Task brief - Pull out exactly the lines from the line containing "Convert this chart to D3.js code." to the line containing "const gap = y.step() - y.bandwidth();", both lines included, with pictures removed from the copy.

Provided records -
## BEGIN

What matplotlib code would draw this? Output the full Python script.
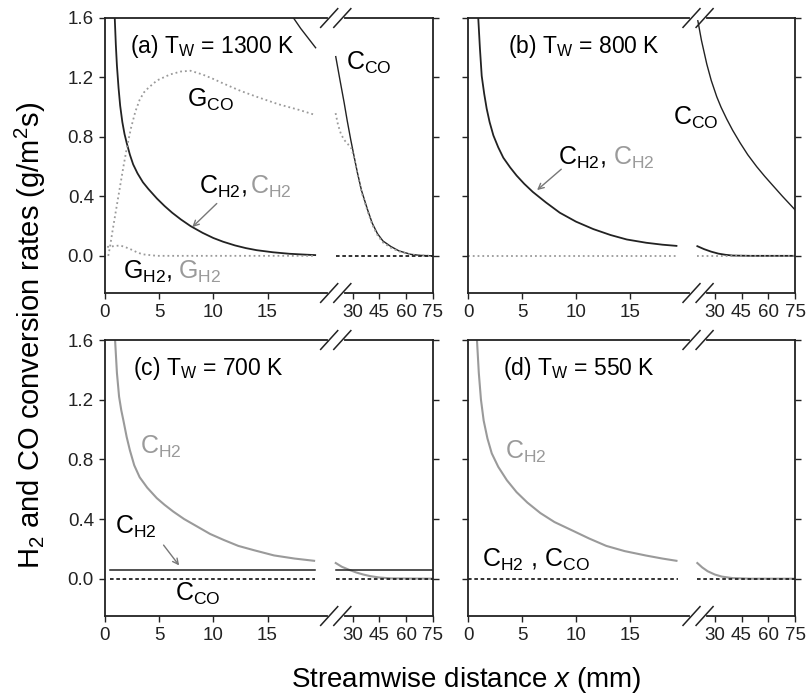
import numpy as np
import matplotlib
matplotlib.use('Agg')
import matplotlib.pyplot as plt

plt.rcParams['font.family'] = ['Liberation Sans', 'DejaVu Sans']
plt.rcParams['mathtext.fontset'] = 'custom'
plt.rcParams['mathtext.rm'] = 'Liberation Sans'
plt.rcParams['mathtext.it'] = 'Liberation Sans:italic'

GRAY = '#9a9a9a'
DARK = '#222222'

# broken x axis: 0-20 mm at full scale, 20-75 mm compressed
GAP = 1.2
K = 0.165

def fwd(x):
    x = np.asarray(x, float)
    return np.where(x <= 20, x, 20 + GAP + (x - 20) * K)

def inv(u):
    u = np.asarray(u, float)
    return np.where(u <= 20, u, np.where(u < 20 + GAP, 20, 20 + (u - 20 - GAP) / K))

# ---- panel (a) T_W = 1300 K ----
a_ch2_x = [0.9, 1.0, 1.1, 1.25, 1.4, 1.6, 1.8, 2.0, 2.3, 2.6, 3.0, 3.5, 4.0, 4.8, 5.5, 6.2, 7.0, 7.9,
           9.0, 10.0, 10.9, 12.0, 13.0, 14.0, 15.5, 17.0, 18.5, 19.4]
a_ch2_y = [1.6, 1.42, 1.28, 1.13, 1.01, 0.90, 0.82, 0.76, 0.68, 0.615, 0.555, 0.495, 0.45, 0.385, 0.335, 0.29, 0.245, 0.20,
           0.155, 0.12, 0.095, 0.07, 0.052, 0.038, 0.024, 0.014, 0.008, 0.005]
a_cco_lx = [17.4, 18.06, 19.44]
a_cco_ly = [1.6, 1.53, 1.40]
a_cco_rx = [20.6, 23, 25.3, 27, 29, 31, 32.7, 35, 38.4, 41, 43.9, 47, 51.4, 56, 62.6, 68, 75]
a_cco_ry = [1.34, 1.18, 1.03, 0.91, 0.78, 0.66, 0.56, 0.44, 0.31, 0.22, 0.15, 0.10, 0.063, 0.033, 0.01, 0.003, 0.0]
a_gco_lx = [0.3, 0.46, 0.7, 1.0, 1.35, 1.7, 2.05, 2.4, 2.8, 3.2, 3.6, 4.0, 4.8, 6.0, 7.0, 7.9,
            9.0, 10.0, 10.9, 12.5, 14.0, 16.0, 18.0, 19.3]
a_gco_ly = [0.0, 0.06, 0.17, 0.30, 0.45, 0.60, 0.74, 0.86, 0.97, 1.05, 1.10, 1.13, 1.18, 1.22, 1.24, 1.245,
            1.22, 1.19, 1.16, 1.11, 1.07, 1.02, 0.98, 0.95]
a_gco_rx = [20.5, 21.9, 23.5, 25.3, 27.5, 29.5, 31, 32.7, 35, 38.4, 41, 43.9, 47, 51.4, 56, 62.6, 68, 75]
a_gco_ry = [0.96, 0.88, 0.82, 0.78, 0.75, 0.72, 0.65, 0.55, 0.43, 0.30, 0.21, 0.14, 0.09, 0.055, 0.03, 0.009, 0.003, 0.0]
a_gh2_lx = [0.2, 0.8, 1.4, 2.0, 2.5, 3.0, 3.5, 4.8, 10, 19.3]
a_gh2_ly = [0.06, 0.065, 0.07, 0.055, 0.04, 0.022, 0.01, 0.0, 0.0, 0.0]
a_gh2_rx = [20.5, 75]
a_gh2_ry = [0.0, 0.0]

# ---- panel (b) T_W = 800 K ----
b_ch2_lx = [0.95, 1.1, 1.27, 1.5, 1.73, 2.0, 2.35, 2.8, 3.27, 3.9, 4.5, 5.2, 6.0, 7.2, 8.5, 10.0,
            11.6, 13.2, 14.7, 16.5, 18.0, 19.3]
b_ch2_ly = [1.6, 1.40, 1.21, 1.09, 0.99, 0.90, 0.81, 0.73, 0.66, 0.595, 0.54, 0.485, 0.43, 0.36, 0.29, 0.23,
            0.18, 0.14, 0.11, 0.088, 0.075, 0.067]
b_ch2_rx = [20.2, 24, 28, 32, 36, 40, 50, 75]
b_ch2_ry = [0.065, 0.045, 0.028, 0.015, 0.007, 0.002, 0.0, 0.0]
b_cco_x = [20.2, 22.5, 25.5, 28, 31.1, 33.5, 36.7, 40, 44.2, 48.5, 53.5, 58, 62.8, 68, 75]
b_cco_y = [1.6, 1.45, 1.29, 1.18, 1.07, 1.0, 0.92, 0.845, 0.76, 0.68, 0.60, 0.535, 0.47, 0.40, 0.31]
b_g_lx = [0.0, 19.3]
b_g_ly = [0.0, 0.0]
b_g_rx = [20.2, 75]
b_g_ry = [0.0, 0.0]

# ---- panel (c) T_W = 700 K ----
c_gh2_lx = [0.93, 1.1, 1.3, 1.5, 1.7, 2.0, 2.3, 2.7, 3.2, 3.9, 4.78, 5.5, 6.3, 7.3, 8.5, 9.7,
            10.95, 12.3, 13.8, 15.6, 17.5, 19.3]
c_gh2_ly = [1.6, 1.38, 1.22, 1.13, 1.06, 0.95, 0.86, 0.76, 0.68, 0.61, 0.54, 0.495, 0.45, 0.40, 0.35, 0.30,
            0.26, 0.22, 0.19, 0.156, 0.135, 0.12]
c_gh2_rx = [20.6, 24, 28, 32, 36, 40, 45, 51.5, 75]
c_gh2_ry = [0.105, 0.08, 0.06, 0.042, 0.028, 0.017, 0.008, 0.002, 0.0]
c_ch2_lx = [0.5, 19.4]
c_ch2_ly = [0.06, 0.06]
c_ch2_rx = [20.6, 75]
c_ch2_ry = [0.06, 0.06]
c_cco_lx = [0.5, 19.4]
c_cco_ly = [0.0, 0.0]
c_cco_rx = [20.6, 75]
c_cco_ry = [0.0, 0.0]

# ---- panel (d) T_W = 550 K ----
d_gh2_lx = [0.83, 1.0, 1.2, 1.45, 1.8, 2.2, 2.8, 3.6, 4.5, 5.5, 6.7, 8.0, 9.75, 11.2, 12.8,
            14.5, 16.5, 18.0, 19.3]
d_gh2_ly = [1.6, 1.38, 1.2, 1.06, 0.94, 0.84, 0.75, 0.66, 0.58, 0.51, 0.44, 0.38, 0.32, 0.27, 0.22,
            0.185, 0.155, 0.135, 0.12]
d_gh2_rx = [20.2, 23, 26, 30, 34, 40, 50, 75]
d_gh2_ry = [0.105, 0.075, 0.05, 0.028, 0.014, 0.004, 0.0, 0.0]
d_c_lx = [0.0, 19.4]
d_c_ly = [0.0, 0.0]
d_c_rx = [20.2, 75]
d_c_ry = [0.0, 0.0]

xticks = [0, 5, 10, 15, 30, 45, 60, 75]
yticks = [0.0, 0.4, 0.8, 1.2, 1.6]

W, H = 809, 696
fig = plt.figure(figsize=(W / 100, H / 100), dpi=100)

def make_ax(px_left, px_top, px_w, px_h, ylabels):
    ax = fig.add_axes([px_left / W, 1 - (px_top + px_h) / H, px_w / W, px_h / H])
    ax.set_xscale('function', functions=(fwd, inv))
    ax.set_xlim(0, 75)
    ax.set_ylim(-0.25, 1.6)
    ax.set_xticks(xticks)
    ax.set_xticklabels([str(t) for t in xticks])
    ax.set_yticks(yticks)
    if ylabels:
        ax.set_yticklabels(['%.1f' % t for t in yticks])
    else:
        ax.set_yticklabels([])
    ax.tick_params(axis='both', direction='out', length=4, width=1, color=DARK,
                   labelsize=13.5, labelcolor='#222222', pad=4)
    ax.tick_params(axis='y', right=True)
    for s in ax.spines.values():
        s.set_color(DARK)
        s.set_linewidth(1.3)
    # break marks on top and bottom spines
    xc = float(fwd(20.6) / fwd(75))
    for yy in (0, 1):
        ax.plot([xc - 0.018, xc + 0.018], [yy, yy], transform=ax.transAxes,
                color='white', lw=3, clip_on=False, zorder=5)
        for off in (-0.02, 0.02):
            ax.plot([xc + off - 0.026, xc + off + 0.026], [yy - 0.034, yy + 0.034],
                    transform=ax.transAxes, color=DARK, lw=1.1, clip_on=False, zorder=6)
    return ax

ax_a = make_ax(105, 18, 328, 275, True)
ax_b = make_ax(468, 18, 327, 275, False)
ax_c = make_ax(105, 340, 328, 276, True)
ax_d = make_ax(468, 340, 327, 276, False)

tsz = 16.5
lsz = 18

# (a)
ax_a.plot(a_ch2_x, a_ch2_y, color=DARK, lw=1.3)
ax_a.plot(a_cco_lx, a_cco_ly, color=DARK, lw=1.0)
ax_a.plot(a_cco_rx, a_cco_ry, color=DARK, lw=1.0)
ax_a.plot(a_gco_lx, a_gco_ly, color=GRAY, lw=1.3, ls=':')
ax_a.plot(a_gco_rx, a_gco_ry, color=GRAY, lw=1.3, ls=':')
ax_a.plot(a_gh2_lx, a_gh2_ly, color=GRAY, lw=1.3, ls=':')
ax_a.plot(a_gh2_rx, a_gh2_ry, color=DARK, lw=1.3, ls=(0, (2, 1.5)))
ax_a.text(2.3, 1.365, r'(a) T$_\mathrm{W}$ = 1300 K', fontsize=tsz, va='baseline')
ax_a.text(26.1, 1.25, r'C$_\mathrm{CO}$', fontsize=lsz, va='baseline')
ax_a.text(7.56, 1.0, r'G$_\mathrm{CO}$', fontsize=lsz, va='baseline')
ax_a.text(8.64, 0.42, r'C$_\mathrm{H2}$,', fontsize=lsz, va='baseline')
ax_a.text(13.4, 0.42, r'C$_\mathrm{H2}$', fontsize=lsz, va='baseline', color=GRAY)
ax_a.text(1.7, -0.157, r'G$_\mathrm{H2}$,', fontsize=lsz, va='baseline')
ax_a.text(6.7, -0.157, r'G$_\mathrm{H2}$', fontsize=lsz, va='baseline', color=GRAY)
ax_a.annotate('', xy=(7.87, 0.18), xytext=(10.5, 0.365),
              arrowprops=dict(arrowstyle='->', color='#777777', lw=1.0))

# (b)
ax_b.plot(b_ch2_lx, b_ch2_ly, color=DARK, lw=1.3)
ax_b.plot(b_ch2_rx, b_ch2_ry, color=DARK, lw=1.3)
ax_b.plot(b_cco_x, b_cco_y, color=DARK, lw=1.0)
ax_b.plot(b_g_lx, b_g_ly, color=GRAY, lw=1.3, ls=':')
ax_b.plot(b_g_rx, b_g_ry, color=GRAY, lw=1.3, ls=':')
ax_b.text(3.7, 1.365, r'(b) T$_\mathrm{W}$ = 800 K', fontsize=tsz, va='baseline')
ax_b.text(19.0, 0.88, r'C$_\mathrm{CO}$', fontsize=lsz, va='baseline')
ax_b.text(8.36, 0.61, r'C$_\mathrm{H2}$,', fontsize=lsz, va='baseline')
ax_b.text(13.4, 0.61, r'C$_\mathrm{H2}$', fontsize=lsz, va='baseline', color=GRAY)
ax_b.annotate('', xy=(6.2, 0.43), xytext=(8.83, 0.595),
              arrowprops=dict(arrowstyle='->', color='#777777', lw=1.0))

# (c)
ax_c.plot(c_gh2_lx, c_gh2_ly, color=GRAY, lw=1.5)
ax_c.plot(c_gh2_rx, c_gh2_ry, color=GRAY, lw=1.5)
ax_c.plot(c_ch2_lx, c_ch2_ly, color=DARK, lw=1.1)
ax_c.plot(c_ch2_rx, c_ch2_ry, color=DARK, lw=1.1)
ax_c.plot(c_cco_lx, c_cco_ly, color=DARK, lw=1.3, ls=(0, (2, 1.5)))
ax_c.plot(c_cco_rx, c_cco_ry, color=DARK, lw=1.3, ls=(0, (2, 1.5)))
ax_c.text(2.6, 1.365, r'(c) T$_\mathrm{W}$ = 700 K', fontsize=tsz, va='baseline')
ax_c.text(3.24, 0.84, r'C$_\mathrm{H2}$', fontsize=lsz, va='baseline', color=GRAY)
ax_c.text(0.93, 0.30, r'C$_\mathrm{H2}$', fontsize=lsz, va='baseline')
ax_c.text(6.48, -0.146, r'C$_\mathrm{CO}$', fontsize=lsz, va='baseline')
ax_c.annotate('', xy=(7.0, 0.074), xytext=(5.25, 0.24),
              arrowprops=dict(arrowstyle='->', color='#777777', lw=1.0))

# (d)
ax_d.plot(d_gh2_lx, d_gh2_ly, color=GRAY, lw=1.5)
ax_d.plot(d_gh2_rx, d_gh2_ry, color=GRAY, lw=1.5)
ax_d.plot(d_c_lx, d_c_ly, color=DARK, lw=1.3, ls=(0, (2, 1.5)))
ax_d.plot(d_c_rx, d_c_ry, color=DARK, lw=1.3, ls=(0, (2, 1.5)))
ax_d.text(3.24, 1.365, r'(d) T$_\mathrm{W}$ = 550 K', fontsize=tsz, va='baseline')
ax_d.text(3.43, 0.806, r'C$_\mathrm{H2}$', fontsize=lsz, va='baseline', color=GRAY)
ax_d.text(1.27, 0.078, r'C$_\mathrm{H2}$ , C$_\mathrm{CO}$', fontsize=lsz, va='baseline')

fig.text(30 / W, 1 - 335 / H, r'H$_2$ and CO conversion rates (g/m$^2$s)',
         rotation=90, ha='center', va='center', fontsize=21)
fig.text(466 / W, 1 - 680 / H, r'Streamwise distance $x$ (mm)',
         ha='center', va='center', fontsize=20)

fig.savefig('out.png', dpi=100)
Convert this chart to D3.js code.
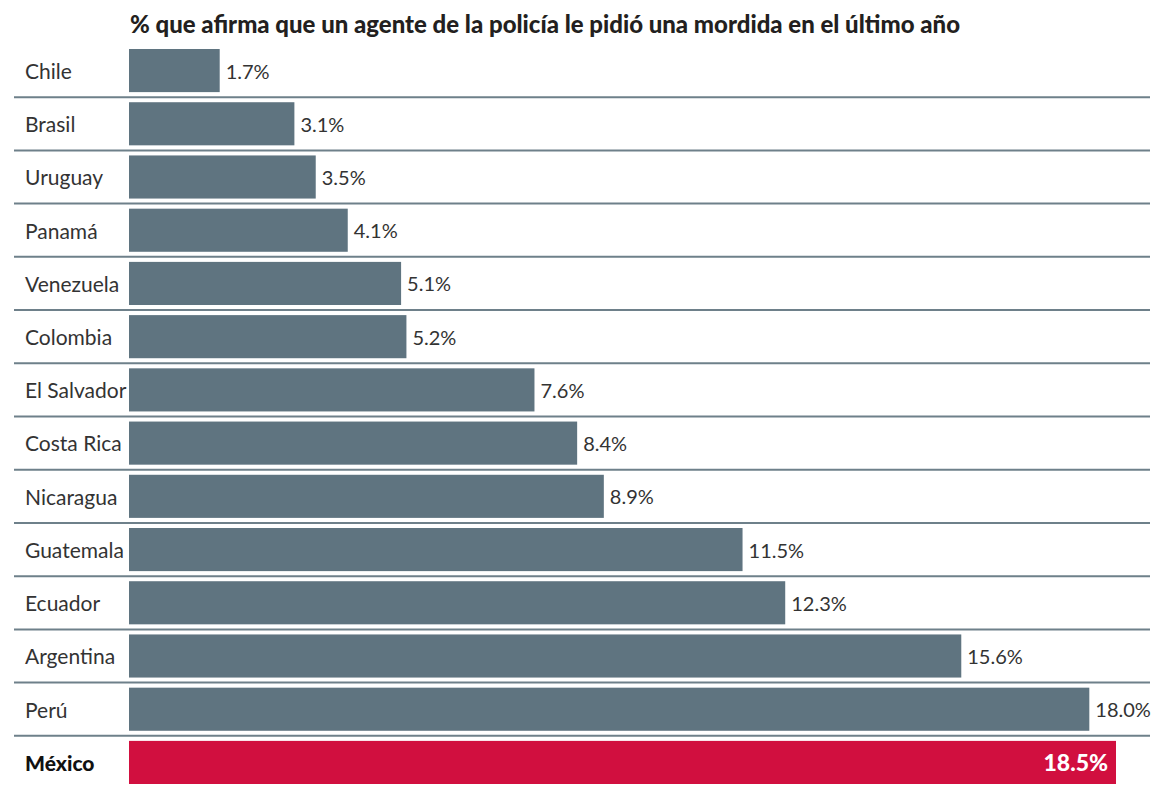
<!DOCTYPE html>
<html>
<head>
<meta charset="utf-8">
<script src="https://cdn.jsdelivr.net/npm/d3@7"></script>
<style>
  html, body { margin: 0; padding: 0; background: #fff; }
  svg { display: block; }
</style>
</head>
<body>
<svg id="chart" width="1152" height="785"></svg>
<script>
const titleText = "% que afirma que un agente de la policía le pidió una mordida en el último año";
const countries = ["Chile","Brasil","Uruguay","Panamá","Venezuela","Colombia","El Salvador","Costa Rica","Nicaragua","Guatemala","Ecuador","Argentina","Perú","México"];
const values = [1.7,3.1,3.5,4.1,5.1,5.2,7.6,8.4,8.9,11.5,12.3,15.6,18.0,18.5];
const highlight = "México";

const data = countries.map((c, i) => ({country: c, value: values[i]}));

const svg = d3.select("#chart");
const labelFont = "Lato, 'Open Sans', sans-serif";

const x = d3.scaleLinear().domain([0, 18.5]).range([129, 1116]);
const y = d3.scaleBand().domain(countries).range([49, 784]).paddingInner(0.19).paddingOuter(0);
const gap = y.step() - y.bandwidth();

// title
svg.append("text")
  .attr("x", 130).attr("y", 33)
  .attr("font-family", "Lato, 'Open Sans', sans-serif")
  .attr("font-weight", 900)
  .attr("font-size", 25)
  .attr("fill", "#231f20")
  .attr("textLength", 830)
  .attr("lengthAdjust", "spacingAndGlyphs")
  .text(titleText);

// separator lines
svg.append("g").selectAll("line")
  .data(countries.slice(0, -1))
  .join("line")
  .attr("x1", 14).attr("x2", 1150)
  .attr("y1", d => y(d) + y.bandwidth() + gap / 2)
  .attr("y2", d => y(d) + y.bandwidth() + gap / 2)
  .attr("stroke", "#6e808a")
  .attr("stroke-width", 2);

// bars
svg.append("g").selectAll("rect")
  .data(data)
  .join("rect")
  .attr("x", x(0))
  .attr("y", d => y(d.country))
  .attr("width", d => x(d.value) - x(0))
  .attr("height", y.bandwidth())
  .attr("fill", d => d.country === highlight ? "#d10f3f" : "#5f7480");

// country labels
svg.append("g").selectAll("text")
  .data(data)
  .join("text")
  .attr("x", 25)
  .attr("y", d => y(d.country) + y.bandwidth() / 2 + 1)
  .attr("dy", "0.35em")
  .attr("font-family", labelFont)
  .attr("font-size", 21)
  .attr("font-weight", d => d.country === highlight ? 900 : 400)
  .attr("fill", d => d.country === highlight ? "#111" : "#333")
  .text(d => d.country);

// value labels
svg.append("g").selectAll("text")
  .data(data)
  .join("text")
  .attr("x", d => d.country === highlight ? x(d.value) - 8 : x(d.value) + 6)
  .attr("y", d => y(d.country) + y.bandwidth() / 2 + 1)
  .attr("dy", "0.35em")
  .attr("text-anchor", d => d.country === highlight ? "end" : "start")
  .attr("font-family", labelFont)
  .attr("font-size", d => d.country === highlight ? 23 : 20)
  .attr("font-weight", d => d.country === highlight ? 900 : 400)
  .attr("fill", d => d.country === highlight ? "#fff" : "#333")
  .text(d => d.value.toFixed(1) + "%");
</script>
</body>
</html>
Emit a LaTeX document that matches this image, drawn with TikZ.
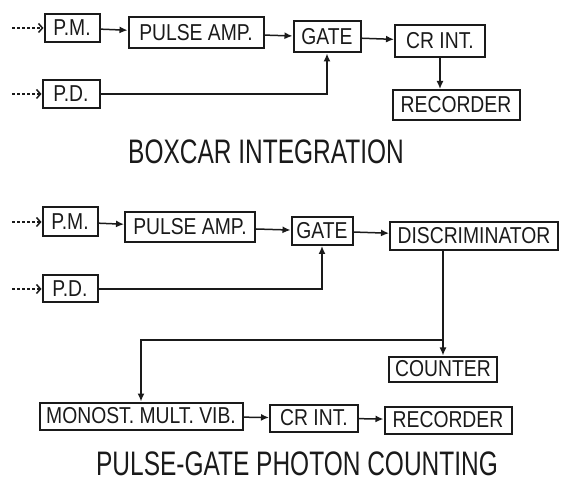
\documentclass[tikz,border=0pt]{standalone}
\usepackage{fontspec}
\setmainfont{Liberation Sans}
\newfontfamily\boxfont[FakeStretch=0.84]{Liberation Sans}
\newfontfamily\titlefont[FakeStretch=0.72]{Liberation Sans}
\usetikzlibrary{positioning, arrows.meta, calc}
\definecolor{inkblack}{HTML}{1A1A1A}

\tikzset{
    blockbox/.style={draw=inkblack, line width=2pt, inner sep=1pt, text=inkblack,
          font=\boxfont\fontsize{23}{23}\selectfont},
    feed/.style={draw=inkblack, line width=1.5pt, -{Latex[length=8pt, width=7pt]}},
    infeed/.style={draw=inkblack, line width=1.5pt, dash pattern=on 2.5pt off 2.5pt,
          -{Straight Barb[length=4pt, width=9pt]}},
    caption/.style={text=inkblack, font=\titlefont\fontsize{34}{34}\selectfont}
}

\begin{document}
\begin{tikzpicture}[x=1pt, y=-1pt]
    \useasboundingbox (0,0) rectangle (565,494);

    \node[blockbox, minimum width=55pt, minimum height=28pt] (pmA) at (72,28) {P.M.};
    \node[blockbox, minimum width=135pt, minimum height=31pt] (ampA) at (196,33) {PULSE AMP.};
    \node[blockbox, minimum width=67pt, minimum height=31pt] (gateA) at (327,37) {GATE};
    \node[blockbox, minimum width=90pt, minimum height=32pt] (crA) at (440,41) {CR INT.};
    \node[blockbox, minimum width=127pt, minimum height=30pt] (recA) at (456,105) {RECORDER};
    \node[blockbox, minimum width=57pt, minimum height=28pt] (pdA) at (71,94) {P.D.};
    \coordinate (inA) at (12,28);
    \coordinate (inB) at (12,94);
    \node[caption] (titleA) at (266,152) {BOXCAR INTEGRATION};

    \draw[infeed] (inA) -- (pmA);
    \draw[infeed] (inB) -- (pdA);
    \draw[feed] (pmA) -- (ampA);
    \draw[feed] (ampA) -- (gateA);
    \draw[feed] (gateA) -- (crA);
    \draw[feed] (pdA) -| (gateA);
    \draw[feed] (crA.south -| 440,0) -- (recA.north -| 440,0);

    \node[blockbox, minimum width=55pt, minimum height=29pt] (pmB) at (70,222) {P.M.};
    \node[blockbox, minimum width=130pt, minimum height=30pt] (ampB) at (190,227) {PULSE AMP.};
    \node[blockbox, minimum width=61pt, minimum height=28pt] (gateB) at (322,231) {GATE};
    \node[blockbox, minimum width=168pt, minimum height=28pt] (disc) at (474,236) {DISCRIMINATOR};
    \node[blockbox, minimum width=55pt, minimum height=27pt] (pdB) at (70,289) {P.D.};
    \node[blockbox, minimum width=108pt, minimum height=25pt] (counter) at (443,369) {COUNTER};
    \node[blockbox, minimum width=203pt, minimum height=27pt] (monost) at (141,416) {MONOST. MULT. VIB.};
    \node[blockbox, minimum width=88pt, minimum height=27pt] (crB) at (314,418) {CR INT.};
    \node[blockbox, minimum width=127pt, minimum height=27pt] (recB) at (448,420) {RECORDER};
    \coordinate (inC) at (12,222);
    \coordinate (inD) at (12,289);
    \coordinate (split) at (443,340);
    \node[caption] (titleB) at (297,464) {PULSE-GATE PHOTON COUNTING};

    \draw[infeed] (inC) -- (pmB);
    \draw[infeed] (inD) -- (pdB);
    \draw[feed] (pmB) -- (ampB);
    \draw[feed] (ampB) -- (gateB);
    \draw[feed] (gateB) -- (disc);
    \draw[feed] (pdB) -| (gateB);
    \draw[feed] (disc.south -| counter) -- (counter);
    \draw[feed] (split) -| (monost);
    \draw[feed] (monost) -- (crB);
    \draw[feed] (crB) -- (recB);
\end{tikzpicture}
\end{document}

## END

Answer to this task -
Convert this chart to D3.js code.
<!DOCTYPE html>
<html>
<head>
<meta charset="utf-8">
<script src="https://cdn.jsdelivr.net/npm/d3@7"></script>
<style>
  html, body { margin: 0; padding: 0; background: #fff; }
  svg { display: block; }
</style>
</head>
<body>
<svg id="chart" width="1152" height="785"></svg>
<script>
const titleText = "% que afirma que un agente de la policía le pidió una mordida en el último año";
const countries = ["Chile","Brasil","Uruguay","Panamá","Venezuela","Colombia","El Salvador","Costa Rica","Nicaragua","Guatemala","Ecuador","Argentina","Perú","México"];
const values = [1.7,3.1,3.5,4.1,5.1,5.2,7.6,8.4,8.9,11.5,12.3,15.6,18.0,18.5];
const highlight = "México";

const data = countries.map((c, i) => ({country: c, value: values[i]}));

const svg = d3.select("#chart");
const labelFont = "Lato, 'Open Sans', sans-serif";

const x = d3.scaleLinear().domain([0, 18.5]).range([129, 1116]);
const y = d3.scaleBand().domain(countries).range([49, 784]).paddingInner(0.19).paddingOuter(0);
const gap = y.step() - y.bandwidth();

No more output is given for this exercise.